L’îlot de chaleur urbain

Si l’influence du climat sur la conception des villes n’est plus à démontrer, en revanche, le fait que la ville puisse de manière symétrique influer sur son climat, au point de créer des microclimats urbains spécifiques, est une idée neuve qui peine à s’imposer. Ce phénomène induit par la transformation de la géométrie des surfaces et l’altération des échanges d’énergie et d’eau entre l’atmosphère et le sol artificialisé, se traduit à l’échelle de l’espace urbain par une modification du régime des vents, une hausse de l’humidité et de la pluviométrie, et surtout par une augmentation de la température en comparaison avec ce que l’on observe dans l’espace rural qui entoure la ville. Ce dernier élément, l’îlot de chaleur urbain (ICU), qui traduit l'élévation localisée des températures en centre-ville, est le phénomène de climatologie urbaine le mieux connu d’un point de vue scientifique et médiatique. De nombreuses études ont vérifié la corrélation entre la taille de la ville et l’intensité maximale de l’ICU qui atteint 7 à 8°C à Toulouse et à Strasbourg, 10°C à Paris, mais des intensités bien moindres - de l’ordre de 3°C - à Marseille en raison des influences maritimes et de la topographie de la ville.
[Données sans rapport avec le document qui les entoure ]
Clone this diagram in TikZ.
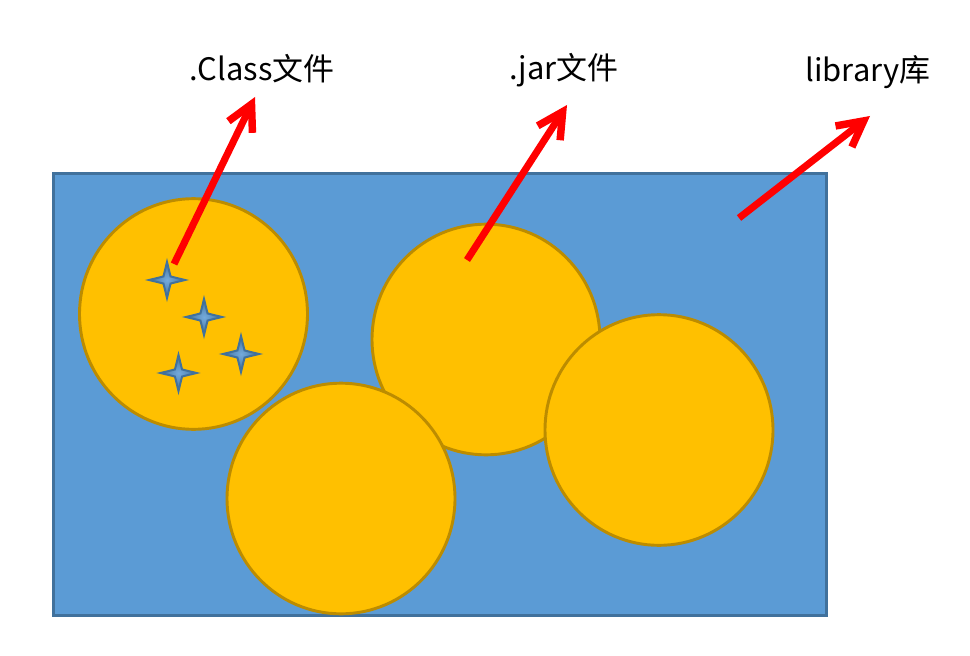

Graphe présentant l’îlot de chaleur urbain en île de France
Îlot de chaleur urbain en Île de France (source : Valéry Masson)

 

Anticiper les canicules


Dans le champ urbanistique, l’ICU et l'inconfort thermique qu’il génère tendent à devenir de nouveaux facteurs de vulnérabilité des territoires urbains qu’il convient d’atténuer, d’autant que leurs conséquences sont amenées à s’amplifier dans une perspective de changement climatique et de multiplication des épisodes caniculaires. 
La hausse des températures liée au changement climatique sera probablement bénéfique en période hivernale en améliorant le confort climatique extérieur et en réduisant la demande énergétique de chauffage. En revanche, lors des épisodes caniculaires et combinée avec les effets de l’îlot de chaleur urbain, elle peut avoir des conséquences graves sur la santé et le confort thermique des habitants. Rappelons que la canicule de l’été 2003 a provoqué une surmortalité d’environ 15000 personnes en France. Dans cette perspective, le recours systématique à la climatisation des espaces intérieurs ne pourrait constituer une stratégie d’adaptation viable, dans la mesure où il augmente l’inconfort thermique des espaces extérieurs et qu’il entraîne une élévation de la consommation énergétique, aggravant ainsi le changement climatique. 


Une large palette de solutions : végétalisation, réintroduction de l’eau, ventilation, isolation,…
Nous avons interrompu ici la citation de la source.